South Carolina denied her request for unemployment benefits, but the Supreme Court said its policy violated Sherbert’s right to practice her religion without any compelling reason to do so. For most of the next three decades, the so-called Sherbert Test — does this governmental action needlessly burden the practice of religion? — governed the legal battleground between state and church.
But in 1990, the more conservative Supreme Court of William Rehnquist essentially did away with the Sherbert Test. In the case Employment Division v. Smith, the court upheld Oregon’s refusal to pay unemployment benefits for two men fired from their drug-rehab counseling jobs after they were caught using peyote as a rite in the Native American Church. The law was targeted on everybody, the court ruled, not just church members, so tough beans.
It was popular outrage over the Smith decision that led to passage of the federal RFRA three years later, reestablishing the Sherbert test for court cases involving religious liberty. And while the new law had support across the political spectrum, it was liberal groups like the ACLU and the American Jewish Congress that really muscled it through.

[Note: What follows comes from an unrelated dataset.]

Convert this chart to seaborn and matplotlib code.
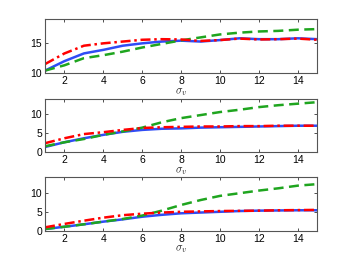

The bill was sponsored by progressive poster boy Charles Schumer, then a New York congressman, now a senator, though that seems to have slipped his mind.
When the Indiana law took effect last week, Schumer immediately tweeted that the NCAA should move this year’s Final Four basketball games to New York, where there are “plenty of great venues that don’t discriminate.”
Why liberals, who used to think the RFRA was a great piece of civil-liberties legislation, now regard it as a jihadist attack on gays is a profound mystery. If it’s been a factor in any major case involving discrimination against gays, I haven’t been able to find it. Mostly it’s invoked for stuff like whether Amish buggies in Minnesota must have fluorescent lights or if Texas preservationists can block renovations on a historic church.
Sometimes the religionists win (in Minnesota) and sometimes they lose (in Texas), because the RFRA doesn’t establish any absolute rights for religion. It simply calls for courts to use a balancing test in evaluating whether laws crimp the practice of religion. There’s not a single word in the law about gays or discrimination. But don’t take my word for it.
Just ask President Obama, who as a state legislator voted in favor of an RFRA in Illinois in 1998.